One of the reasons I thought you were a social media paid shill for MRQ for so long was the stubborn refusal to understand basics, and determination to push on with flawed FA regardless. Then I realised nobody that ignorant would get paid...
There are reasons Coburn says (yet to prove) they can mine so cheaply despite a low head grade and relatively recoverable value per tonne of ore. In no particular order, they include:
Ultra low-clay sands that can be pushed through cyclones in a wet plant at 23Mtpa with very high HM recovery. Almost zero cost for de-sliming and slimes management, co-disposal etc (capex or opex). Corridor higher slimes is more expensive to process with lower recoveries... slimes are not helpful.
1.1% THM head grade means despite running at 23Mtpa front end throughput, Coburn only has to process 20% of HM that Corridor would at 6% THM head grade. That means approx 20% the capex and opex from the wet plant rougher spirals onwards... through the rest of the wet plant, up-grade concentrator and dry plant to the point only VHM is being processed.
So, not much trash mineral and the VHM is extremely valuable, being high in Zr, Rt and predominantly >60% TiO2 premium Chloride plant direct feed Ilm. Trucking 250km is a pain, but the average value per tonne of HM Concentrate trucked is from Coburn is twice that of Corridor product, more than making up for the extra distance.

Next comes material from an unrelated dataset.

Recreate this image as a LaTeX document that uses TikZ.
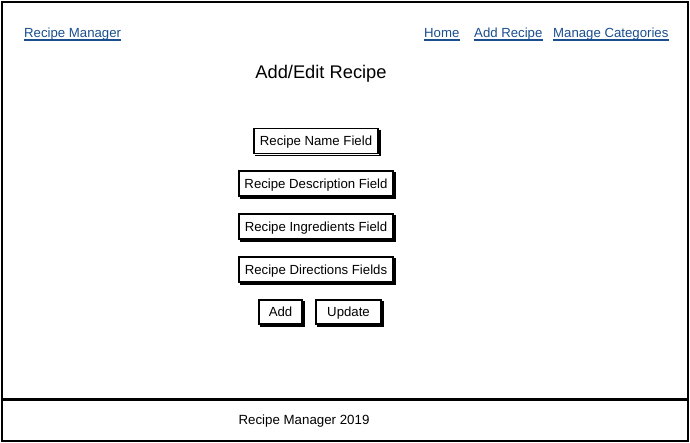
\documentclass[tikz,border=0pt]{standalone}
\usepackage{fontspec}
\setmainfont{Liberation Sans}
\definecolor{linkblue}{HTML}{1A4F8F}
\begin{document}
\begin{tikzpicture}[x=1pt,y=-1pt,
  frame/.style={draw=black,line width=2pt},
  field/.style={draw=black,line width=1.8pt,fill=white,inner sep=0pt,minimum height=25pt,text height=9.5pt,text depth=0pt,font=\fontsize{13.2}{15}\selectfont},
  shadow/.style={draw=black,line width=1.4pt},
  link/.style={text=linkblue,font=\fontsize{13.2}{15}\selectfont,inner sep=0pt,anchor=base west},
]
\useasboundingbox (0,0) rectangle (690,442);
\fill[white] (0,0) rectangle (690,442);
% frames
\draw[frame] (1.5,1.5) rectangle (688,398.5);
\draw[frame] (1.5,399.5) rectangle (688,440.5);
% nav links
\node[link] (brand) at (24,37) {Recipe Manager};
\node[link] (home) at (424,37) {Home};
\node[link] (addr) at (474,37) {Add Recipe};
\node[link] (mcat) at (553,37) {Manage Categories};
\foreach \n in {brand,home,addr,mcat}
  \draw[linkblue,line width=1.2pt] ([yshift=-3pt]\n.base west) -- ([yshift=-3pt]\n.base east);
% title
\node[font=\fontsize{18.3}{21}\selectfont,inner sep=0pt] (title) at (321,73.5) {Add/Edit Recipe};
% fields
\node[field,minimum width=124pt] (name) at (316,141) {Recipe Name Field};
\node[field,minimum width=154pt] (desc) at (316,183.5) {Recipe Description Field};
\node[field,minimum width=154pt] (ingr) at (316,226.5) {Recipe Ingredients Field};
\node[field,minimum width=154pt] (dirs) at (316,269.5) {Recipe Directions Fields};
\node[field,minimum width=43pt,minimum height=24pt] (add) at (280.5,312) {Add};
\node[field,minimum width=65pt,minimum height=24pt] (upd) at (348.5,312) {Update};
\foreach \n in {name,desc,ingr,dirs,add,upd}
  \draw[shadow] ([xshift=2pt,yshift=-1.2pt]\n.south west) -- ([xshift=1.2pt,yshift=-1.2pt]\n.south east) -- ([xshift=1.2pt,yshift=-2pt]\n.north east);
% footer
\node[font=\fontsize{13.3}{15}\selectfont,inner sep=0pt] (foot) at (304,421.5) {Recipe Manager 2019};
\end{tikzpicture}
\end{document}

Of course, great roads and not much traffic on the highway to Geraldton for a triple road train efficiently moving directly from dry-plant port storage shed. Either Corridor trucks at half the speed and twice the cost to Maputo port, trying not to kill any locals or their animals, or it's the Never-never train... twice the cost of road trains because of double handling, purpose built rail-loading infrastructure near the mine, and price gouging by a corrupt government owned rail corporation also needing to cover costs with only a few clients...
Next we have to consider Coburn only got up and running because NAIF provided cheap $150m 30 year debt. nice if you can get it.... you expecting the Moz government or Chinese competitors up the road to gift MRQ that sort of lolly? lol. No, of course there is no handout coming for a marginal and unrequired poor cousin to Corridor 1.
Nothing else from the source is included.